A little while ago I photocopied a number of my favourite quotes and hung them from my bookcases. The idea was to be able to turn my head and get a blast of inspiration whenever I needed it. I had everyone from Thoreau to Emerson to Helen Keller urging me to be the best I can be. The quote above from Tagore caused a friend of mine to smile quizzically. Maybe he was picturing me in a skirt that was wildly flapping in the wind. While I appreciate his skewed sense of humour, having one myself, I think Tagore was offering a lyrically powerful message.
He is suggesting that "grace", or as one author called it "unmerited divine assistance" is available to us all the time if we would just stop to heed it's presence. I had occasion today to witness an act of grace.
During the creation of this website I was under the impression that life would stop until I was finished. The venue I had tentatively booked for my first public speaking event had, in my absence from the "real" world, been taken by other presenters. When I learned of this today my first reaction was to lay my head on the keyboard and moan, "why". My second act was to put on my sneakers, take the book I was reading (Norman Vincent Peale's "The Power of Positive Living") and head to the nearby park to read and think.
I returned home, logged on and went into the site of a wonderfully motivating speaker Dr. Elaine Dembe who will be presenting at this weekend's Lifefest at the Metro Convention Centre. The website I accessed was not hers though. Mistakenly I opened another one that had to do with public speaking. So I read and and in the course of reading wondered if this organization could help me find a new venue for my first speech. I wrote a short, polite note asking for advice and then logged this exercise in my mind as, "well, I did something anyway". A couple of hours later I received a reply from the CEO of the public speaking organization. Her gracious response and generous advice lifted my spirits and humbled me. She invited me to call her if I had any further questions and I will do exactly that.
When I sat in the park today and lifted my face to the sun, I was also silently asking for help. The winds of grace accompanied me home and because I was open to inspiration, the help I had been seeking found me.
So raise your sails and be prepared to travel where the winds of grace take you. If you're willing to step off the path you're on and take another, you may still end up where you are going.
Tuesday, March 28, 2006
Friday, March 24, 2006
I am dedicating my first blog to my family and friends. I thought about starting off with some lofty observations or a highly spiritual treatise on enlightenment; but, there's always tomorrow for that.

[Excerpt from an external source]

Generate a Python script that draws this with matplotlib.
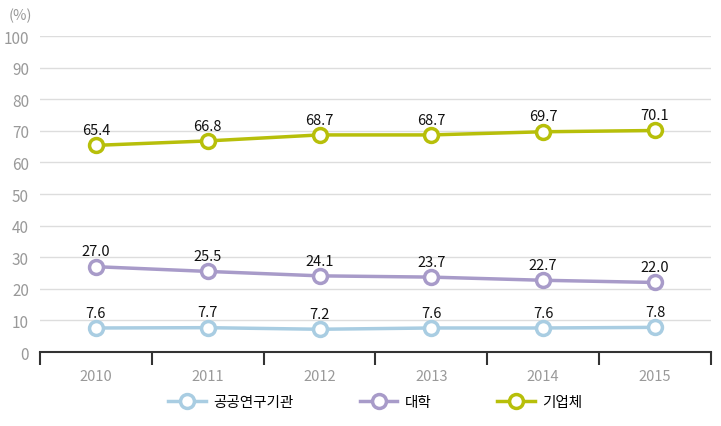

Instead I want to give thanks to everyone who supported my desire to create for myself a happier, more meaningful life. My greatest joy has always been the "people" in my life. My Dad was the one who taught me how to "dream"; my Mom was the one who showed me how to live a dream with grace and joy; and my sister has within her the same burning desire to live a life of purpose and to dedicate herself to enriching the lives of all those she meets. And from my beloved grandmother, I experienced unconditional love. She was a woman who believed in me and believed I could do ANYTHING.
To the friends who have accompanied me along the first steps of my new journey, I give my blessings and thanks. There have been "angels" and "devils" sitting on my shoulders through this whole process. To the "angels" I send my ever-lasting gratitude for your unwavering support and your ability to ride the waves of my alternating euphoria and fear with patience and love. To the "devils", I send the same because your reasonable doubt and constant questioning spurred my dedication to stay on path and on purpose. My life would not be as rich without the friends...angels and devils all...I have been fortunate enough to find, or who have found me.
And lastly, I dedicate this to my nephew and niece; bright, beautiful souls just starting their amazing journey. Last week I took them to the place where I'll be giving my first speech and they had fun arranging where I would stand for optimum effect. My nephew is one of the most decent people I have ever met and if he stays true to his path of non-judgmental delight and deep compassion for all souls, he will become a man amongst men. My niece is an old soul with god-given talents to create beauty and spread joy; and a deep well of courage that will enable her to share those gifts when she becomes the woman I know she will be. Her reaction, when I read her my "mission statement" took my breath away...for it is precisely THAT which I want to accomplish. She said, "Oh Auntie, it makes me want to follow myself inside."
I urge you to follow your hearts and follow your dreams...follow yourself and if you need help...I am here.